TSX Venture Exchange has accepted for filing the documentation with 
respect to a Non-Brokered Private Placement:

Number of Shares:            14,730,000 common shares
 
Purchase Price:              $0.25 per common share

Warrants:                    14,730,000 warrants to purchase 14,730,000 
                             common shares.

Warrant Exercise Price:      $0.50 per share for a 12-month period 
                             following the closing of the private 
                             placement, for $0.70 for an additional 
                             12-month period thereafter and for $1.00 
                             over the final 12-month period.

Insider / Pro Group Participation:

Name                             Insider = Y /      Number of 
                               Pro Group = P           Shares
Societe Innovatech et
 Chaudiere-Appalaches                      Y       14,000,000

Finder's fees:               IBS Capital received $294,600 cash and 736,500
                             common share purchase warrants.

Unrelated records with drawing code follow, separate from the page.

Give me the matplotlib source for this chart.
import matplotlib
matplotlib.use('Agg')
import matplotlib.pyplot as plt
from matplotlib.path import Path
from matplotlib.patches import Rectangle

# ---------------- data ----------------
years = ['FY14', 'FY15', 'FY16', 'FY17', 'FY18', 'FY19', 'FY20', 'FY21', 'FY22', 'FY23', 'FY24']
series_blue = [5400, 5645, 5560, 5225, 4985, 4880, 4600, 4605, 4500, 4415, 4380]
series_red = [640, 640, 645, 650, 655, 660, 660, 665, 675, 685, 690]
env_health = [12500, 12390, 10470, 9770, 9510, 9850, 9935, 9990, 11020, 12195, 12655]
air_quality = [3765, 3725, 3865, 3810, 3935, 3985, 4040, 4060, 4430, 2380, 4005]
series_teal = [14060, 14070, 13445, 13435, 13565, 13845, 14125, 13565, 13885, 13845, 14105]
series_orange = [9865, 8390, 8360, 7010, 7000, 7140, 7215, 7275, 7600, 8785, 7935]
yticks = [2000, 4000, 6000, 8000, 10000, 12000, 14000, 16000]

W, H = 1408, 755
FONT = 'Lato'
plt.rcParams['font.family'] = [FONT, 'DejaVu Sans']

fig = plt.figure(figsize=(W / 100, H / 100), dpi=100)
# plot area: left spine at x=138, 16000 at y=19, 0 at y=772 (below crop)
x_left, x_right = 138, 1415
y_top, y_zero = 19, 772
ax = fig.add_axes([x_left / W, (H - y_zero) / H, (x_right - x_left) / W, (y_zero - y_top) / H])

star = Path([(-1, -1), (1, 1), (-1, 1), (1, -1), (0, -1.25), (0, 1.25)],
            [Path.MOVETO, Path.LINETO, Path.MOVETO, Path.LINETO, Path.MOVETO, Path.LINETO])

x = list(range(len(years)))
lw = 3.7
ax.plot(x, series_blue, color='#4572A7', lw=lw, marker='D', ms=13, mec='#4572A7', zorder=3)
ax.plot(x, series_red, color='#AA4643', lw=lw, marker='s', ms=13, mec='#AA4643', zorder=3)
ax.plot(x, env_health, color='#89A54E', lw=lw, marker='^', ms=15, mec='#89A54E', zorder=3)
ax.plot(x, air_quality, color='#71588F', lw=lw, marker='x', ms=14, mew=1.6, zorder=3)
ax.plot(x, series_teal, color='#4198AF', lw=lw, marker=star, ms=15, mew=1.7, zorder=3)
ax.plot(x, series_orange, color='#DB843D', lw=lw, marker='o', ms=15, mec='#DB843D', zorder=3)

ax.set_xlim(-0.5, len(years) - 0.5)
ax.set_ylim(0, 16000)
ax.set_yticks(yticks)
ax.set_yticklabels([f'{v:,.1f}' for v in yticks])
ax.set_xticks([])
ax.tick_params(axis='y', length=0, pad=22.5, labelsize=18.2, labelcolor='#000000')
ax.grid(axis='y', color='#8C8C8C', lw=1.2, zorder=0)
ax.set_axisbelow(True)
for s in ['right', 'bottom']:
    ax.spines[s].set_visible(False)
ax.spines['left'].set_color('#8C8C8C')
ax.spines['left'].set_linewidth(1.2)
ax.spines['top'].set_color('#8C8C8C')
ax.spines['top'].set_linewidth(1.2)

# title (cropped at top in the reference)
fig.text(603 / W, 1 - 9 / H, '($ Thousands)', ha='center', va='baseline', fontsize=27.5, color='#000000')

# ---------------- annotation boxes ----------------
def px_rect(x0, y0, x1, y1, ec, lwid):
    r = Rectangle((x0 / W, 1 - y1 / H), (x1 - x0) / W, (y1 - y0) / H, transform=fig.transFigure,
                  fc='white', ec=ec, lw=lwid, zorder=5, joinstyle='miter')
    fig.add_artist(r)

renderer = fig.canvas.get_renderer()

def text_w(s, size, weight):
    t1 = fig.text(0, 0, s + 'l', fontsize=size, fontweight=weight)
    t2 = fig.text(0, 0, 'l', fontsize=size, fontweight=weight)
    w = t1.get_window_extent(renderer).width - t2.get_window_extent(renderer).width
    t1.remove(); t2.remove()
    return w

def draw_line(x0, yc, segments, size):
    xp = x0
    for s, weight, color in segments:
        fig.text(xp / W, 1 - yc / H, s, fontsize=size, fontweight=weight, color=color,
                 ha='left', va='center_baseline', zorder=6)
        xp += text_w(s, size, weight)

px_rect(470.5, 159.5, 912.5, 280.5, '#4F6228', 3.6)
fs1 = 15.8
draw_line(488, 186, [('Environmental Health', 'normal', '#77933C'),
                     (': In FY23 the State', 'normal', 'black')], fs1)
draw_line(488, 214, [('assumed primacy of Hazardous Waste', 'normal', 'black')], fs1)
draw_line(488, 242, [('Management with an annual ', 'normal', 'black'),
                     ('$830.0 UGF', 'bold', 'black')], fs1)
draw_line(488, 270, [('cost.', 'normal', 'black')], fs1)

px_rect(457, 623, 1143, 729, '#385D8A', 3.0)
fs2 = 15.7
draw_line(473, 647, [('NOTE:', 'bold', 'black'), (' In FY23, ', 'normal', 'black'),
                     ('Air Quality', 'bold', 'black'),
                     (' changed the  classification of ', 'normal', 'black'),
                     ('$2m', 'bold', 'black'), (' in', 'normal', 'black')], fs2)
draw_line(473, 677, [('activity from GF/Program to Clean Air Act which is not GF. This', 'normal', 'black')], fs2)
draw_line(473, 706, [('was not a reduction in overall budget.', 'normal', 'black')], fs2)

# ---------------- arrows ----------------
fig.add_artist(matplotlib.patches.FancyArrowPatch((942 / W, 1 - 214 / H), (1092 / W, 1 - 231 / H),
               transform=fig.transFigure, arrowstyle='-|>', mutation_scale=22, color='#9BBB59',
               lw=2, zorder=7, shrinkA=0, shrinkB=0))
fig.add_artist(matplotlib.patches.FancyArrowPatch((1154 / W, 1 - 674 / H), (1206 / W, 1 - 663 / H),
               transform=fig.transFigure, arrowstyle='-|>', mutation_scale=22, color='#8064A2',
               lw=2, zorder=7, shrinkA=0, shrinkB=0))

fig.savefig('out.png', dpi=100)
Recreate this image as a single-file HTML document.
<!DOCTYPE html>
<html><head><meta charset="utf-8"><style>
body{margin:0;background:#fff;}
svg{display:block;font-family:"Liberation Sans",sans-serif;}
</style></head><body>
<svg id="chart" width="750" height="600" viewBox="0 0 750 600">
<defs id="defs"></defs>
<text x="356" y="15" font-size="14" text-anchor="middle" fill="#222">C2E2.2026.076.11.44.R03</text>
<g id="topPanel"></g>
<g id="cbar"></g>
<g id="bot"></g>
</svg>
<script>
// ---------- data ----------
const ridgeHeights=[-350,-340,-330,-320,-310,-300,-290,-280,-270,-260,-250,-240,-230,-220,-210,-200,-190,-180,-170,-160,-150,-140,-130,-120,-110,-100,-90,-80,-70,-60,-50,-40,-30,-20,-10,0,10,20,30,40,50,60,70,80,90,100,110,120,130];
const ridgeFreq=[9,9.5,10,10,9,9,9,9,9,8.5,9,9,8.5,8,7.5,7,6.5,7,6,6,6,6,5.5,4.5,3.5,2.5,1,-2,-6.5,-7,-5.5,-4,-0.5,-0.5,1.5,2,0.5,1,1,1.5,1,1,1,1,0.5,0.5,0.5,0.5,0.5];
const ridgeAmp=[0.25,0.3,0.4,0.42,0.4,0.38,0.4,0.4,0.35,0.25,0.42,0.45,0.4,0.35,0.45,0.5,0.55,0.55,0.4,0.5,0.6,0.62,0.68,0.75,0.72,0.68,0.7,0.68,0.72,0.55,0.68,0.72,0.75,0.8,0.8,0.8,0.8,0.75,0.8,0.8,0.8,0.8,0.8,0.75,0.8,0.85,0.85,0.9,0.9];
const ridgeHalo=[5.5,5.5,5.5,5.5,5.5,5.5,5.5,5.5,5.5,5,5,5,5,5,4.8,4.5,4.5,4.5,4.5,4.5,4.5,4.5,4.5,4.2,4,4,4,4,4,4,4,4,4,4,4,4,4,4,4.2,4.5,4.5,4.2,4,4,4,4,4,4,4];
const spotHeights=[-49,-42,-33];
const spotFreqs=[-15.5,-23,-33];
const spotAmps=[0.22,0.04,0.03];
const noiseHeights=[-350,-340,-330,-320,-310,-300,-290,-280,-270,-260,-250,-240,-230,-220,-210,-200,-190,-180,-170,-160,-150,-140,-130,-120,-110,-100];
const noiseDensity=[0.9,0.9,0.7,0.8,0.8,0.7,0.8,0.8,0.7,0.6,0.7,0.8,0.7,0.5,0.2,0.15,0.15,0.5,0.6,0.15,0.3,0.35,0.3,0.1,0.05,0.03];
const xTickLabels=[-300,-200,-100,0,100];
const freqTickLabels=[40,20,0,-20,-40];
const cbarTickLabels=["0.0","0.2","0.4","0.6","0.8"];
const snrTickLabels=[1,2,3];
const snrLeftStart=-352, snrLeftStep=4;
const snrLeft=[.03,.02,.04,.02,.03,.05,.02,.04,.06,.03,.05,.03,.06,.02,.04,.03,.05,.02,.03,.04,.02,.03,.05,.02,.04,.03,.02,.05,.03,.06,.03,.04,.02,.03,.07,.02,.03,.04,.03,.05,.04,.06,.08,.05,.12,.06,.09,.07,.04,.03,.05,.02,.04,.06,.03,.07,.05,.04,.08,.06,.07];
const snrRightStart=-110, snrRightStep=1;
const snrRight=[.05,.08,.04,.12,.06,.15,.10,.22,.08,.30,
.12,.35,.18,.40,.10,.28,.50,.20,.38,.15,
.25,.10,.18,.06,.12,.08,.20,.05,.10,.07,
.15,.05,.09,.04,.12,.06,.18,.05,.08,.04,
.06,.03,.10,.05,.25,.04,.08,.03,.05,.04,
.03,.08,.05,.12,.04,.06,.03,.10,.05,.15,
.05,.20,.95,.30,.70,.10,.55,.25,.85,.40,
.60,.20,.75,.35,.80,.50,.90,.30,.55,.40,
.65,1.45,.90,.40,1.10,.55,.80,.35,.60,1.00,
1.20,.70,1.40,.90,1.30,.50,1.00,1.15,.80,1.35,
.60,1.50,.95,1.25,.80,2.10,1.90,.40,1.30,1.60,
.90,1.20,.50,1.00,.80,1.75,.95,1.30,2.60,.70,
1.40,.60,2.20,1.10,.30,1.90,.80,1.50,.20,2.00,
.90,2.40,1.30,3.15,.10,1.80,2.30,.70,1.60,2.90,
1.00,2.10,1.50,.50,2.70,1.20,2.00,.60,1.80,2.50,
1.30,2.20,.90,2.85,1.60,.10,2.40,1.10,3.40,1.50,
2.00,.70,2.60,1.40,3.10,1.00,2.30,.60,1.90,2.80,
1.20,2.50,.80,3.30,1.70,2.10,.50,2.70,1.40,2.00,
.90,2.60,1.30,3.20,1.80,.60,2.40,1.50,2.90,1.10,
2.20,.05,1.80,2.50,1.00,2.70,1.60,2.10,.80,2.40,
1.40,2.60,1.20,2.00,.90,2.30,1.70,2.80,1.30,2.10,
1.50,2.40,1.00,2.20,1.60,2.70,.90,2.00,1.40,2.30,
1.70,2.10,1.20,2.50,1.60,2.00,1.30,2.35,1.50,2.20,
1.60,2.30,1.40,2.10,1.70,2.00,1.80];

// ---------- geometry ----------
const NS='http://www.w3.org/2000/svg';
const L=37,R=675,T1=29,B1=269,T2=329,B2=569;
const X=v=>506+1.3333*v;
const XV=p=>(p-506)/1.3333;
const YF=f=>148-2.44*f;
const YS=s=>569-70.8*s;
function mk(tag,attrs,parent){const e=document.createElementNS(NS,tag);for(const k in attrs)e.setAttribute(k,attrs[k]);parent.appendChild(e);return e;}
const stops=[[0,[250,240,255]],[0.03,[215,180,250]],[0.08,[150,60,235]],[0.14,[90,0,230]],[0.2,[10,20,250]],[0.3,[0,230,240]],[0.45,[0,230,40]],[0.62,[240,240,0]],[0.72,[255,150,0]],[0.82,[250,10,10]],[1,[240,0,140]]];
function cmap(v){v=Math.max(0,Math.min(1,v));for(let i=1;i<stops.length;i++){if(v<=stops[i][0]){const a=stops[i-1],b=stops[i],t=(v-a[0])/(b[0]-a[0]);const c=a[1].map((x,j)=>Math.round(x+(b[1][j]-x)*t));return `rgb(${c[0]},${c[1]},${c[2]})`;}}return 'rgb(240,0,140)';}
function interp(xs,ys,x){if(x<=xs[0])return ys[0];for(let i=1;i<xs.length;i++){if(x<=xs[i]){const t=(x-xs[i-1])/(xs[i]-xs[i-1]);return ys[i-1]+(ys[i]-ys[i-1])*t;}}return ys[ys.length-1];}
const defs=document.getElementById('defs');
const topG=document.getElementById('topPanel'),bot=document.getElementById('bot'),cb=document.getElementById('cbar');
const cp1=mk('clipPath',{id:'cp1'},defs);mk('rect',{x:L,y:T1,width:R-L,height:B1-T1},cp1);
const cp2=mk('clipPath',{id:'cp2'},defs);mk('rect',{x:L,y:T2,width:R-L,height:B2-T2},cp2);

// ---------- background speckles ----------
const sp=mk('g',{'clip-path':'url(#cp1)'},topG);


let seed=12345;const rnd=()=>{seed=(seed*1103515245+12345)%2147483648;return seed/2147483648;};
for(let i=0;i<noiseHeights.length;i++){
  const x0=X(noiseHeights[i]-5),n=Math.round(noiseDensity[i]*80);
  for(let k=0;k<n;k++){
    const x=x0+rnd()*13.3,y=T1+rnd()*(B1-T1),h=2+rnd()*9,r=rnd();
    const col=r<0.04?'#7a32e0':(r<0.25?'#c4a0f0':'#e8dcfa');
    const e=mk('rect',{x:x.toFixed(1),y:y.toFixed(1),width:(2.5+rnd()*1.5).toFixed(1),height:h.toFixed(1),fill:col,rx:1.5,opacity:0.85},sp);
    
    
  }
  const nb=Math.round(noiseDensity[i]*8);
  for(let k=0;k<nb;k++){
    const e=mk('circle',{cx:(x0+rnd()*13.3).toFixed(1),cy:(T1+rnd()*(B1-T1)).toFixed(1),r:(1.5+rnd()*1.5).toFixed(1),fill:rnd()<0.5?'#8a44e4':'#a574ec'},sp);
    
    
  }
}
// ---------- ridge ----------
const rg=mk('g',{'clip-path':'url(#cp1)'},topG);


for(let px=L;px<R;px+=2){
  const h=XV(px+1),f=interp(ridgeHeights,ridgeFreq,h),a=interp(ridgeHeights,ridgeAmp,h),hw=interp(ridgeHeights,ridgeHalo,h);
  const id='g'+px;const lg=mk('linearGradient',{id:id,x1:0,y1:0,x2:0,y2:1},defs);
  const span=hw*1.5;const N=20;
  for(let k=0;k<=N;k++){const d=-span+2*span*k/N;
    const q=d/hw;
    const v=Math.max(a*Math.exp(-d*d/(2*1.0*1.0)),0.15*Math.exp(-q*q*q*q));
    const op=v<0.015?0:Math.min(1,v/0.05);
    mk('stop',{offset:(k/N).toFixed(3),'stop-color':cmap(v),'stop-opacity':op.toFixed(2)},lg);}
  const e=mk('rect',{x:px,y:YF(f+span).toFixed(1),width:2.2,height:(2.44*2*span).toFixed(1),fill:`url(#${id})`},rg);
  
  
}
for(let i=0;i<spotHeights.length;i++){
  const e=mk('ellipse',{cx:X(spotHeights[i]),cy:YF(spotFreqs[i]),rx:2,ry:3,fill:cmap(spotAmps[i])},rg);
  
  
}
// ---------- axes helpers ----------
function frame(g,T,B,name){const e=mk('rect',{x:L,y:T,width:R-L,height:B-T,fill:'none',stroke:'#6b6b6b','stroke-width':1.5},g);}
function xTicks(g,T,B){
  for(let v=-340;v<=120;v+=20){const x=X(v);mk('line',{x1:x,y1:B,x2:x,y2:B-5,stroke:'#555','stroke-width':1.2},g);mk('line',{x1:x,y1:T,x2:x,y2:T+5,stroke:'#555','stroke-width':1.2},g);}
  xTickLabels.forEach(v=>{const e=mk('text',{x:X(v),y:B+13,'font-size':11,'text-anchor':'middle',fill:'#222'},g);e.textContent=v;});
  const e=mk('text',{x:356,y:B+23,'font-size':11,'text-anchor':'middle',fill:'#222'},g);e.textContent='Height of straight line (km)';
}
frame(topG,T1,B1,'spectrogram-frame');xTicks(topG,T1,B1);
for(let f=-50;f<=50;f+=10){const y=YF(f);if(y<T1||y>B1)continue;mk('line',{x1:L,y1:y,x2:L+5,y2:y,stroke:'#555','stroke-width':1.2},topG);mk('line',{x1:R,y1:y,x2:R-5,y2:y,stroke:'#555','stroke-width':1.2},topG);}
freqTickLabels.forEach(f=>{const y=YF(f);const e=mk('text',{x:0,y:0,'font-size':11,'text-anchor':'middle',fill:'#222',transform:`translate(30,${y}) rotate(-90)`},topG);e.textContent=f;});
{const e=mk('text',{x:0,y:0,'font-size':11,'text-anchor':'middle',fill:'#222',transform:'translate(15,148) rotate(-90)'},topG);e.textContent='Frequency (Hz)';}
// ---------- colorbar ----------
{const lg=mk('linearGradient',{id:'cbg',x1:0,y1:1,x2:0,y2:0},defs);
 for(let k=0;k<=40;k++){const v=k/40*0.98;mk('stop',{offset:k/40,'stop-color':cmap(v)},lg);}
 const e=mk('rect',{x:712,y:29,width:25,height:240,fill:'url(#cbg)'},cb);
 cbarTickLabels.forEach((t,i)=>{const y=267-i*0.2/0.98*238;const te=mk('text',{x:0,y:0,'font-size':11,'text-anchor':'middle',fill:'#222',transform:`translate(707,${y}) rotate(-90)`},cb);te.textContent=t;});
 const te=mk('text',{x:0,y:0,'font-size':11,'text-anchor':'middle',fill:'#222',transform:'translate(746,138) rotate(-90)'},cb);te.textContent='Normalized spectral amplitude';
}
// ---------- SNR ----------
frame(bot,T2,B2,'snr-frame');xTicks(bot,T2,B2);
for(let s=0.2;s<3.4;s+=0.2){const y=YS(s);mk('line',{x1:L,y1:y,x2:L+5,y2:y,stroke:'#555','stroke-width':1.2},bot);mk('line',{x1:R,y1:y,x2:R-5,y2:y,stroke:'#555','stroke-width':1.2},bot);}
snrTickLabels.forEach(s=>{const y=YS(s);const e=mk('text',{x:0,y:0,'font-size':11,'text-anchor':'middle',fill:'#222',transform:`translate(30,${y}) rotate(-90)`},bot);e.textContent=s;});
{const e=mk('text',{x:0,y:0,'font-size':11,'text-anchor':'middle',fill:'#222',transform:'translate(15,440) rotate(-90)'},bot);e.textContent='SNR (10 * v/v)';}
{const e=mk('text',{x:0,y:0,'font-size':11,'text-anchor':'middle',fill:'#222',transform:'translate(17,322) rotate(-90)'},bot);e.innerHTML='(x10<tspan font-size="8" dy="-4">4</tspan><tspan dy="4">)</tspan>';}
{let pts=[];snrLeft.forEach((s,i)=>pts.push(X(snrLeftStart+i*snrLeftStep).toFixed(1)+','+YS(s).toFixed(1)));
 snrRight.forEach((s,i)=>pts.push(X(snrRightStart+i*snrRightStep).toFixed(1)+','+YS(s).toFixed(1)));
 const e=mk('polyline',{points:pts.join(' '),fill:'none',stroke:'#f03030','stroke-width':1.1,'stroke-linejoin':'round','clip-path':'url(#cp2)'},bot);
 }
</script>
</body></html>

Each warrant 
                             entitles its holder to purchase one common 
                             share of the Company with the same conditions 
                             of the private placement warrants.

The Company has confirmed the closing of the above-mentioned private 
placement by way of a press release dated March 22, 2010.

SOLUTIONS EXTENWAY INC. ("EY")
TYPE DE BULLETIN : Placement prive sans l'entremise d'un courtier
DATE DU BULLETIN : Le 11 mars 2011
Societe du groupe 2 de TSX Croissance

Bourse de croissance TSX a accepte le depot de la documentation en vertu 
d'un placement prive sans l'entremise d'un courtier :

Nombre d'actions :           14 730 000 actions ordinaires

Prix :                       0,25 $ par action ordinaire

Bons de souscription :       14 730 000 bons de souscription permettant de 
                             souscrire a 14 730 000 actions ordinaires.

Prix d'exercice des bons :   0,50 $ l'action pour une periode de douze 
                             mois suivant la cloture du placement prive, 
                             pour 0,70 $ pour une periode additionnelle de 
                             douze mois par apres et pour 1,00 $ durant la 
                             derniere periode de douze mois.

Participation Initie / Groupe Pro :

Nom                          Initie = Y /
                         Groupe Pro = P      Nombre d'actions
Societe Innovatech et
 Chaudiere-Appalaches                 Y            14 000 000

Honoraires
 d'intermediation :          IBS Capital a recu 294 600 $ en especes et 
                             736 500 bons de souscription. Chaque bon de 
                             souscription permet a son titulaire de 
                             souscrire a une action ordinaire de la societe
                             selon les memes termes que les bons de 
                             souscription du placement prive.

La societe a confirme la cloture du placement prive par voie d'un 
communique de presse date du 22 mars 2010.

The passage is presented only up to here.